Détrompez-vous, mes débuts dans le monde du théâtre se sont faits avec des rôles comiques, rôles dans lesquels je me suis toujours trouvé très à l’aise, par la raison qu’il faut les jouer comme des rôles sérieux pour qu’ils soient efficaces. Si on joue en se disant « je dois être comique », alors c’est fichu. Il faut jouer un rôle comique avec la même intensité, le même sérieux qu’un rôle hyper-sérieux. C’est quand on fait cela qu’on parvient à être comique, mais c’est le public qui doit rire, et pas le chanteur. Je me trouve très à l’aise dans le répertoire comique, et je regrette de ne pas avoir souvent l’occasion de montrer cette facette de ma personnalité, car je me crois assez doué pour faire rire.
On rit peu, dans les opéras contemporains…
C’est vrai, et c’est dommage. Il y a peu de compositeurs qui ont accès au monde comique sans se tromper de chemin. Une comédie sur scène demande autant de maîtrise qu’une tragédie, mais la plupart des compositeurs de notre temps cherchent à traiter dans leurs œuvres des sujets d’actualité graves et importants. Presque personne ne se risque à écrire des choses moins sérieuses sur le plan politiquement, mais c’est un peu dommage.
Enfin, comme personnage comique, vous avez aussi Beckmesser à votre actif.
Oh, mais c’est un des rôles les plus tragiques qui existent ! Wagner a fait de ce garçon une caricature, c’est vrai, mais comme pour toute bonne caricature, il a essayé d’y mettre autant d’authenticité que possible. Et il a très bien réussi. Voilà un personnage dans lequel je me retrouve très facilement, je peux le jouer en m’appuyant sur mon expérience vécue. Beckmesser est un vrai personnage, qu’on peut côtoyer dans la réalité, même si on le pousse parfois un peu à l’extrême.

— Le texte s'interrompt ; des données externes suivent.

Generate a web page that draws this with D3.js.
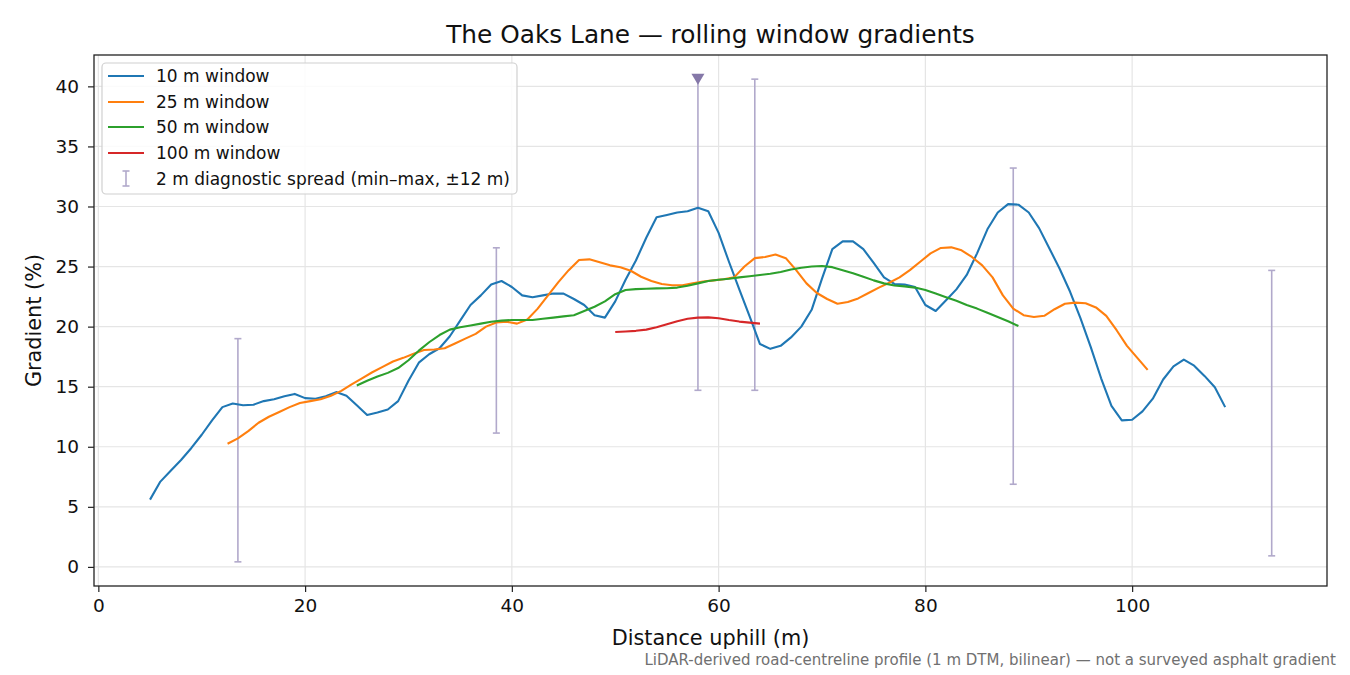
<!DOCTYPE html>
<html>
<head>
<meta charset="utf-8">
<script src="https://cdn.jsdelivr.net/npm/d3@7/dist/d3.min.js"></script>
<style>
  html, body { margin: 0; padding: 0; background: #fff; }
  svg { display: block; font-family: "DejaVu Sans", sans-serif; }
</style>
</head>
<body>
<svg id="chart" width="1350" height="675"></svg>
<script>
// 10 m window, sampled every metre from 5 m to 109 m
const x10 = d3.range(5, 110);
const g10 = [
  5.6, 7.1, 8.0, 8.9, 9.9, 11.0, 12.2, 13.3, 13.6, 13.45,
  13.5, 13.8, 13.95, 14.2, 14.4, 14.05, 14.0, 14.2, 14.55, 14.25,
  13.45, 12.65, 12.85, 13.1, 13.8, 15.5, 17.0, 17.7, 18.2, 19.2,
  20.5, 21.8, 22.6, 23.5, 23.8, 23.3, 22.6, 22.45, 22.6, 22.75,
  22.75, 22.3, 21.8, 20.95, 20.75, 22.1, 23.9, 25.5, 27.4, 29.1,
  29.3, 29.5, 29.6, 29.9, 29.6, 27.8, 25.4, 23.1, 20.85, 18.55,
  18.15, 18.4, 19.1, 20.0, 21.4, 24.0, 26.45, 27.1, 27.1, 26.45,
  25.3, 24.1, 23.55, 23.5, 23.3, 21.8, 21.3, 22.2, 23.1, 24.3,
  26.1, 28.1, 29.5, 30.2, 30.15, 29.5, 28.2, 26.5, 24.8, 22.9,
  20.7, 18.3, 15.7, 13.4, 12.2, 12.25, 12.95, 14.0, 15.6, 16.7,
  17.25, 16.75, 15.9, 14.95, 13.3
];

// 25 m window, 12.5 m to 101.5 m
const x25 = d3.range(12.5, 102, 1);
const g25 = [
  10.25, 10.7, 11.3, 12.0, 12.5, 12.9, 13.3, 13.65, 13.8, 13.95,
  14.25, 14.65, 15.2, 15.7, 16.2, 16.65, 17.1, 17.4, 17.75, 18.05,
  18.1, 18.2, 18.6, 19.0, 19.4, 20.0, 20.35, 20.4, 20.25, 20.6,
  21.5, 22.6, 23.7, 24.7, 25.55, 25.6, 25.35, 25.1, 24.95, 24.65,
  24.15, 23.8, 23.55, 23.45, 23.45, 23.6, 23.75, 23.85, 23.95, 24.1,
  25.0, 25.7, 25.8, 26.0, 25.7, 24.7, 23.6, 22.8, 22.3, 21.9,
  22.05, 22.35, 22.8, 23.25, 23.65, 24.1, 24.7, 25.4, 26.1, 26.55,
  26.6, 26.35, 25.8, 25.1, 24.1, 22.6, 21.5, 20.95, 20.8, 20.9,
  21.45, 21.9, 22.0, 21.95, 21.6, 20.9, 19.7, 18.4, 17.4, 16.4
];

// 50 m window, 25 m to 89 m
const x50 = d3.range(25, 90);
const g50 = [
  15.1, 15.5, 15.85, 16.15, 16.55, 17.2, 18.0, 18.7, 19.3, 19.75,
  19.95, 20.1, 20.25, 20.4, 20.5, 20.55, 20.55, 20.55, 20.65, 20.75,
  20.85, 20.95, 21.3, 21.65, 22.1, 22.7, 23.05, 23.12, 23.15, 23.18,
  23.2, 23.25, 23.4, 23.6, 23.8, 23.9, 23.98, 24.1, 24.2, 24.3,
  24.4, 24.55, 24.75, 24.9, 25.0, 25.05, 24.95, 24.7, 24.45, 24.15,
  23.85, 23.6, 23.42, 23.35, 23.25, 23.05, 22.75, 22.45, 22.15, 21.8,
  21.5, 21.15, 20.8, 20.45, 20.05
];

// 100 m window, 50 m to 64 m
const x100 = d3.range(50, 65);
const g100 = [
  19.55, 19.6, 19.65, 19.75, 19.95, 20.2, 20.45, 20.65, 20.75, 20.77,
  20.7, 20.55, 20.42, 20.33, 20.25
];

// 2 m diagnostic spread (min–max, ±12 m)
const spreadX   = [13.5, 38.5, 58, 63.5, 88.5, 113.5];
const spreadLo  = [0.42, 11.14, 14.7, 14.7, 6.88, 0.92];
const spreadHi  = [19.0, 26.56, 40.6, 40.6, 33.2, 24.68];
const spreadTop = [false, false, true, false, false, false];

const seriesNames  = ['10 m window', '25 m window', '50 m window', '100 m window'];
const seriesColors = ['#1f77b4', '#ff7f0e', '#2ca02c', '#d62728'];
const xTicks = [0, 20, 40, 60, 80, 100];
const yTicks = [0, 5, 10, 15, 20, 25, 30, 35, 40];

const m = { left: 94, right: 1327, top: 55, bottom: 586 };

const svg = d3.select('#chart');

const x = d3.scaleLinear().domain([-0.42, 118.85]).range([m.left, m.right]);
const y = d3.scaleLinear().domain([-1.59, 42.61]).range([m.bottom, m.top]);

// grid
const grid = svg.append('g').attr('stroke', '#e5e5e5').attr('stroke-width', 1.2);
grid.selectAll('.gx').data(xTicks).join('line')
  .attr('x1', d => x(d)).attr('x2', d => x(d))
  .attr('y1', m.top).attr('y2', m.bottom);
grid.selectAll('.gy').data(yTicks).join('line')
  .attr('y1', d => y(d)).attr('y2', d => y(d))
  .attr('x1', m.left).attr('x2', m.right);

// spread bars
const spreadColor = '#b1a9cb';
const bars = svg.append('g').attr('stroke', spreadColor).attr('stroke-width', 1.6);
spreadX.forEach((sx, i) => {
  const cx = x(sx);
  bars.append('line').attr('x1', cx).attr('x2', cx)
    .attr('y1', y(spreadLo[i])).attr('y2', y(spreadHi[i]));
  bars.append('line').attr('x1', cx - 3.5).attr('x2', cx + 3.5)
    .attr('y1', y(spreadLo[i])).attr('y2', y(spreadLo[i]));
  if (!spreadTop[i]) {
    bars.append('line').attr('x1', cx - 3.5).attr('x2', cx + 3.5)
      .attr('y1', y(spreadHi[i])).attr('y2', y(spreadHi[i]));
  } else {
    const ty = y(spreadHi[i]);
    svg.append('path')
      .attr('d', `M${cx - 6.5},${ty - 5.5} L${cx + 6.5},${ty - 5.5} L${cx},${ty + 5.5} Z`)
      .attr('fill', '#8578a8');
  }
});

// lines
const line = d3.line().x(d => x(d[0])).y(d => y(d[1]));
const seriesData = [
  d3.zip(x10, g10), d3.zip(x25, g25), d3.zip(x50, g50), d3.zip(x100, g100)
];
seriesData.forEach((data, i) => {
  svg.append('path').datum(data)
    .attr('d', line)
    .attr('fill', 'none')
    .attr('stroke', seriesColors[i])
    .attr('stroke-width', 2.1)
    .attr('stroke-linejoin', 'round');
});

// axes
const xAxis = svg.append('g').attr('transform', `translate(0,${m.bottom})`)
  .call(d3.axisBottom(x).tickValues(xTicks).tickSize(6).tickPadding(7));
const yAxis = svg.append('g').attr('transform', `translate(${m.left},0)`)
  .call(d3.axisLeft(y).tickValues(yTicks).tickSize(6).tickPadding(9));
[xAxis, yAxis].forEach(a => {
  a.select('.domain').remove();
  a.selectAll('line').attr('stroke', '#222').attr('stroke-width', 1.2);
  a.selectAll('text').attr('font-family', 'DejaVu Sans, sans-serif')
    .attr('font-size', 18.5).attr('fill', '#111');
});

svg.append('rect')
  .attr('x', m.left).attr('y', m.top)
  .attr('width', m.right - m.left).attr('height', m.bottom - m.top)
  .attr('fill', 'none').attr('stroke', '#222').attr('stroke-width', 1.3);

// legend
const lg = svg.append('g');
lg.append('rect')
  .attr('x', 102).attr('y', 63).attr('width', 415).attr('height', 131)
  .attr('rx', 4).attr('fill', 'rgba(255,255,255,0.85)')
  .attr('stroke', '#d0d0d0').attr('stroke-width', 1.2);
const rowY = [76, 102, 127, 153, 179];
seriesNames.forEach((name, i) => {
  lg.append('line').attr('x1', 108).attr('x2', 144)
    .attr('y1', rowY[i]).attr('y2', rowY[i])
    .attr('stroke', seriesColors[i]).attr('stroke-width', 2.1);
  lg.append('text').attr('x', 156).attr('y', rowY[i]).attr('dy', '0.35em')
    .attr('font-size', 17).attr('fill', '#111').text(name);
});
lg.append('line').attr('x1', 126).attr('x2', 126).attr('y1', 171).attr('y2', 186)
  .attr('stroke', spreadColor).attr('stroke-width', 1.6);
[171, 186].forEach(yy => lg.append('line')
  .attr('x1', 122.5).attr('x2', 129.5).attr('y1', yy).attr('y2', yy)
  .attr('stroke', spreadColor).attr('stroke-width', 1.6));
lg.append('text').attr('x', 156).attr('y', rowY[4]).attr('dy', '0.35em')
  .attr('font-size', 17).attr('fill', '#111')
  .text('2 m diagnostic spread (min–max, ±12 m)');

// titles
svg.append('text').attr('x', (m.left + m.right) / 2).attr('y', 43)
  .attr('text-anchor', 'middle').attr('font-size', 24.8).attr('fill', '#111')
  .text('The Oaks Lane — rolling window gradients');
svg.append('text').attr('x', (m.left + m.right) / 2).attr('y', 645)
  .attr('text-anchor', 'middle').attr('font-size', 20.8).attr('fill', '#111')
  .text('Distance uphill (m)');
svg.append('text')
  .attr('transform', `translate(41,${(m.top + m.bottom) / 2}) rotate(-90)`)
  .attr('text-anchor', 'middle').attr('font-size', 20.8).attr('fill', '#111')
  .text('Gradient (%)');
svg.append('text').attr('x', 1336).attr('y', 665)
  .attr('text-anchor', 'end').attr('font-size', 15).attr('fill', '#707070')
  .text('LiDAR-derived road-centreline profile (1 m DTM, bilinear) — not a surveyed asphalt gradient');
</script>
</body>
</html>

Par ailleurs, vous avez cherché à renouveler la forme du récital, avec un Schwanengesang accompagné de projections vidéo, en 2010, et avec le film Irrsal, dans lequel vous jouez le rôle d’Eduard Mörike, et pendant la projection duquel vous interprétez les lieder que Hugo Wolf a composés sur des poèmes de Mörike.
Si on regarde le public de notre temps, on est bien obligé de constater que les gens qui ont une connaissance intime de la forme traditionnelle du récital sont de moins en moins nombreux. Et en en même temps, toute une nouvelle génération d’auditeurs a une expérience complètement différente, dont il faut chercher à l’intéresser avec les moyens de notre temps qui sont surtout visuels. Je cherche donc à intensifier mon interprétation de la musique et de la poésie par des éléments visuels. J’ai entrepris cette démarche il y a cinq ans et j’ai un très bon retour, j’ai l’impression que les jeunes comprennent mieux ce que je veux dire s’ils voient quelque chose. C’est peut-être le bon chemin.
Vous verra-t-on davantage à Paris, et en France, dans les années qui viennent ?
Mais je suis en France ! Je vais chanter Doctor Atomic à Strasbourg et à Mulhouse, et même si les Alsaciens se perçoivent comme des Français un peu à part, je me sens tout à fait en France ici ! A Paris j’ai quelques projets de concerts, mais pas de production d’opéra pour l’instant.
Pouvez-vous nous parler de ces projets, de vos prochaines prises de rôle ?
A Hambourg en septembre, je vais interpréter mon premier vrai Heldenbaryton straussien : Jochanaan. C’est un rôle aigu, moins un personnage qu’une icône, dans un des plus grands opéras du XXe siècle. En janvier 2015, j’aurai une autre prise de rôle à La Monnaie, dans Fierrabras de Schubert. Enfin, j’ai en projet Telramund, dans Lohengrin : c’est un personnage que j’aborderai dans deux ans, ce qui me laisse un bon temps de préparation. Telramund est un rôle à ne pas faire trop tôt, un baryton un peu plus aigu dans cette catégorie des Heldenbaryton. C’est un aspect de ma voix que je cherche à développer en ce moment, une nouvelle couleur, qui je l’espère ne me privera d’aucune de mes autres facettes qui sont toutes aussi importantes pour moi.